● **Stated exercise**
Return the lines that follow, exactly as they appear, from the first through the one containing "0.697, 0.558, 0.478];"; no pictures are to be included.

----------

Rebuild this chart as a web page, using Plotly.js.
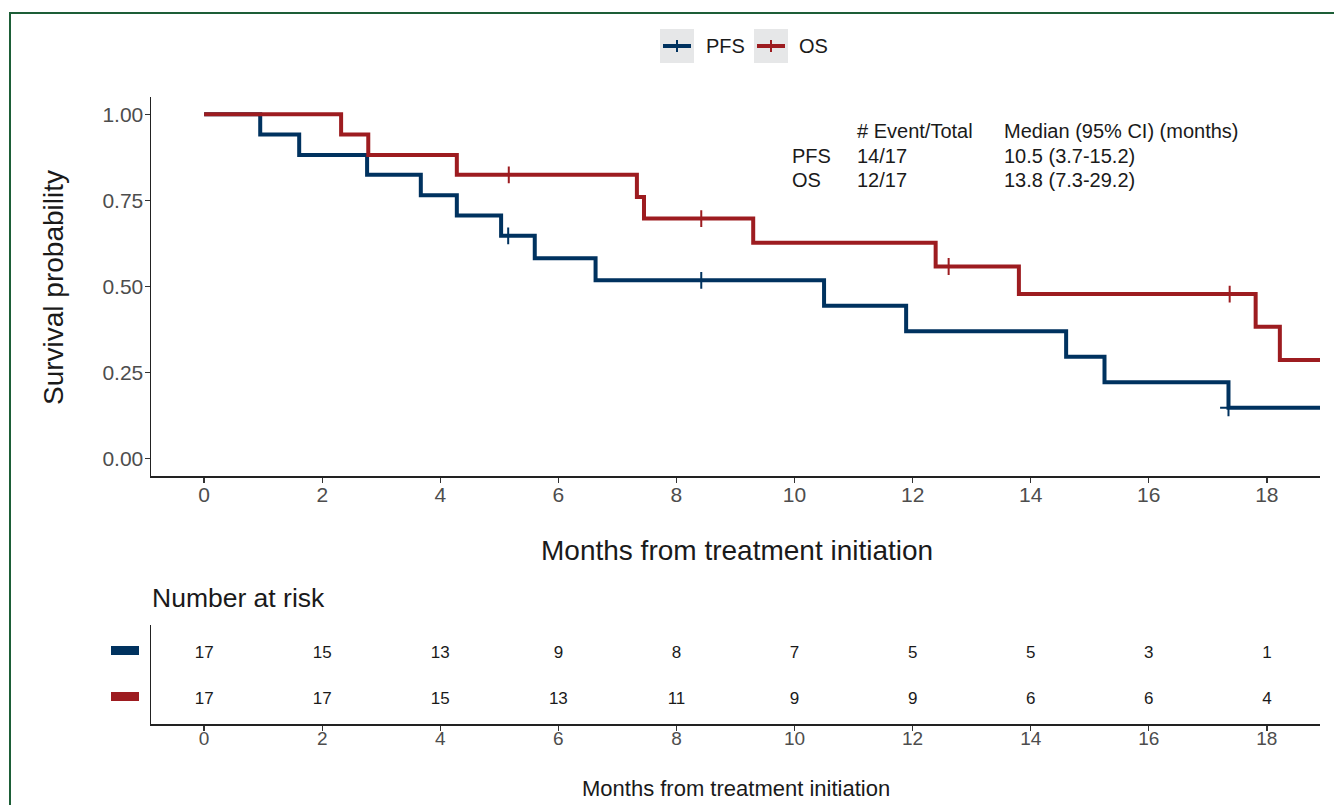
<!DOCTYPE html>
<html>
<head>
<meta charset="utf-8">
<script src="https://cdn.plot.ly/plotly-3.0.1.min.js"></script>
<style>html,body{margin:0;padding:0;background:#fff;}#chart{width:1334px;height:805px;}</style>
</head>
<body>
<div id="chart"></div>
<script>
// ---- data ----
const pfsTimes = [0, 0.95, 1.61, 2.76, 3.67, 4.28, 5.03, 5.60, 6.63, 10.50, 11.89, 14.60, 15.25, 17.35, 19.5];
const pfsSurv  = [1, 0.941, 0.882, 0.824, 0.765, 0.706, 0.647, 0.582, 0.518, 0.444, 0.370, 0.296, 0.222, 0.148, 0.148];
const pfsCensorTimes = [5.15, 8.42, 17.35];
const pfsCensorSurv  = [0.647, 0.518, 0.148];

const osTimes = [0, 2.32, 2.78, 4.28, 7.33, 7.45, 9.30, 12.39, 13.80, 17.81, 18.22, 19.5];
const osSurv  = [1, 0.941, 0.882, 0.824, 0.760, 0.697, 0.627, 0.558, 0.478, 0.383, 0.287, 0.287];
const osCensorTimes = [5.16, 8.42, 12.61, 17.37];
const osCensorSurv  = [0.824, 0.697, 0.558, 0.478];

const riskTimes = [0, 2, 4, 6, 8, 10, 12, 14, 16, 18];
const pfsRisk = [17, 15, 13, 9, 8, 7, 5, 5, 3, 1];
const osRisk  = [17, 17, 15, 13, 11, 9, 9, 6, 6, 4];

const survTicks = [0, 0.25, 0.5, 0.75, 1];
const seriesNames = ['PFS', 'OS'];
const tableHeader = ['# Event/Total', 'Median (95% CI) (months)'];
const eventsTotal = ['14/17', '12/17'];
const medianCI = ['10.5 (3.7-15.2)', '13.8 (7.3-29.2)'];

// ---- styling ----
const W = 1334, H = 805;
const BLUE = '#00325f', RED = '#9d1c20';
const FONT = 'Liberation Sans, Arial, sans-serif';
const TXT = '#1a1a1a';
const px = x => x / W;
const py = y => 1 - y / H;

const traces = [
  {x: pfsTimes, y: pfsSurv, xaxis: 'x', yaxis: 'y', mode: 'lines', line: {shape: 'hv', color: BLUE, width: 4}, showlegend: false, hoverinfo: 'skip'},
  {x: osTimes, y: osSurv, xaxis: 'x', yaxis: 'y', mode: 'lines', line: {shape: 'hv', color: RED, width: 4}, showlegend: false, hoverinfo: 'skip'},
  {x: pfsCensorTimes, y: pfsCensorSurv, xaxis: 'x', yaxis: 'y', mode: 'markers', marker: {symbol: 'cross-thin', size: 12, line: {color: BLUE, width: 2}}, showlegend: false},
  {x: osCensorTimes, y: osCensorSurv, xaxis: 'x', yaxis: 'y', mode: 'markers', marker: {symbol: 'cross-thin', size: 12, line: {color: RED, width: 2}}, showlegend: false},
  {x: riskTimes, y: riskTimes.map(() => 2), text: pfsRisk.map(String), xaxis: 'x2', yaxis: 'y2', mode: 'text', textfont: {family: FONT, size: 17, color: TXT}, showlegend: false},
  {x: riskTimes, y: riskTimes.map(() => 1), text: osRisk.map(String), xaxis: 'x2', yaxis: 'y2', mode: 'text', textfont: {family: FONT, size: 17, color: TXT}, showlegend: false}
];

const xDomain = [px(151), px(1320)];
const axisCommon = {
  showline: true, linecolor: '#222', linewidth: 1.5,
  ticks: 'outside', ticklen: 5, tickwidth: 1.3, tickcolor: '#333',
  showgrid: false, zeroline: false,
  tickfont: {family: FONT, size: 21, color: '#4d4d4d'}
};

const annotations = [];
const ann = (x, y, text, size, xanchor, extra) => annotations.push(Object.assign({
  xref: 'paper', yref: 'paper', x: px(x), y: py(y), text: text, showarrow: false,
  xanchor: xanchor, yanchor: 'middle', font: {family: FONT, size: size, color: TXT}
}, extra || {}));

// summary table
const rowsY = [131, 156, 180];
const colX = [790, 855, 1002];
ann(colX[1], rowsY[0], tableHeader[0], 20, 'left');
ann(colX[2], rowsY[0], tableHeader[1], 20, 'left');
seriesNames.forEach((n, i) => {
  [n, eventsTotal[i], medianCI[i]].forEach((t, j) => ann(colX[j], rowsY[i + 1], t, 20, 'left'));
});
// titles
ann(736.5, 550, 'Months from treatment initiation', 28, 'center');
ann(53, 288, 'Survival probability', 28, 'center', {textangle: -90});
ann(150, 598, 'Number at risk', 26.5, 'left');
ann(736, 788, 'Months from treatment initiation', 22, 'center');
// legend labels
ann(704, 46, seriesNames[0], 20, 'left');
ann(797, 46, seriesNames[1], 20, 'left');

const shapes = [
  // outer green frame
  {type: 'rect', xref: 'paper', yref: 'paper', x0: px(10), x1: px(1400), y0: py(900), y1: py(13), line: {color: '#1d5e37', width: 2}, fillcolor: 'rgba(0,0,0,0)', layer: 'below'},
  // legend key boxes
  {type: 'rect', xref: 'paper', yref: 'paper', x0: px(660), x1: px(694), y0: py(63), y1: py(29), fillcolor: '#e6e7e8', line: {width: 0}},
  {type: 'line', xref: 'paper', yref: 'paper', x0: px(663), x1: px(691), y0: py(46), y1: py(46), line: {color: BLUE, width: 4}},
  {type: 'line', xref: 'paper', yref: 'paper', x0: px(677), x1: px(677), y0: py(40), y1: py(52), line: {color: BLUE, width: 2}},
  {type: 'rect', xref: 'paper', yref: 'paper', x0: px(754), x1: px(788), y0: py(63), y1: py(29), fillcolor: '#e6e7e8', line: {width: 0}},
  {type: 'line', xref: 'paper', yref: 'paper', x0: px(757), x1: px(785), y0: py(46), y1: py(46), line: {color: RED, width: 4}},
  {type: 'line', xref: 'paper', yref: 'paper', x0: px(771), x1: px(771), y0: py(40), y1: py(52), line: {color: RED, width: 2}},
  // risk table strata keys
  {type: 'rect', xref: 'paper', yref: 'paper', x0: px(111), x1: px(139), y0: py(655), y1: py(646), fillcolor: BLUE, line: {width: 0}},
  {type: 'rect', xref: 'paper', yref: 'paper', x0: px(111), x1: px(139), y0: py(701), y1: py(692), fillcolor: RED, line: {width: 0}}
];

const layout = {
  width: W, height: H,
  margin: {l: 0, r: 0, t: 0, b: 0},
  paper_bgcolor: '#fff', plot_bgcolor: '#fff',
  showlegend: false,
  xaxis: Object.assign({}, axisCommon, {domain: xDomain, anchor: 'y', range: [-0.9, 18.9], tickvals: riskTimes, ticktext: riskTimes.map(String), ticklabelstandoff: -6}),
  yaxis: Object.assign({}, axisCommon, {domain: [py(476), py(97)], anchor: 'x', range: [-0.05, 1.05], tickvals: survTicks, tickformat: '.2f', ticklabelstandoff: -3}),
  xaxis2: Object.assign({}, axisCommon, {domain: xDomain, anchor: 'y2', range: [-0.9, 18.9], tickvals: riskTimes, ticktext: riskTimes.map(String), tickfont: {family: FONT, size: 19, color: '#4d4d4d'}, ticklabelstandoff: -8}),
  yaxis2: Object.assign({}, axisCommon, {domain: [py(724), py(625)], anchor: 'x2', range: [0.478, 2.63], showticklabels: false, ticks: ''}),
  annotations: annotations,
  shapes: shapes
};

Plotly.newPlot('chart', traces, layout, {staticPlot: true, displayModeBar: false});
</script>
</body>
</html>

----------

● **Worked solution**
Rebuild this chart as a web page, using Plotly.js.
<!DOCTYPE html>
<html>
<head>
<meta charset="utf-8">
<script src="https://cdn.plot.ly/plotly-3.0.1.min.js"></script>
<style>html,body{margin:0;padding:0;background:#fff;}#chart{width:1334px;height:805px;}</style>
</head>
<body>
<div id="chart"></div>
<script>
// ---- data ----
const pfsTimes = [0, 0.95, 1.61, 2.76, 3.67, 4.28, 5.03, 5.60, 6.63, 10.50, 11.89, 14.60, 15.25, 17.35, 19.5];
const pfsSurv  = [1, 0.941, 0.882, 0.824, 0.765, 0.706, 0.647, 0.582, 0.518, 0.444, 0.370, 0.296, 0.222, 0.148, 0.148];
const pfsCensorTimes = [5.15, 8.42, 17.35];
const pfsCensorSurv  = [0.647, 0.518, 0.148];

const osTimes = [0, 2.32, 2.78, 4.28, 7.33, 7.45, 9.30, 12.39, 13.80, 17.81, 18.22, 19.5];
const osSurv  = [1, 0.941, 0.882, 0.824, 0.760, 0.697, 0.627, 0.558, 0.478, 0.383, 0.287, 0.287];
const osCensorTimes = [5.16, 8.42, 12.61, 17.37];
const osCensorSurv  = [0.824, 0.697, 0.558, 0.478];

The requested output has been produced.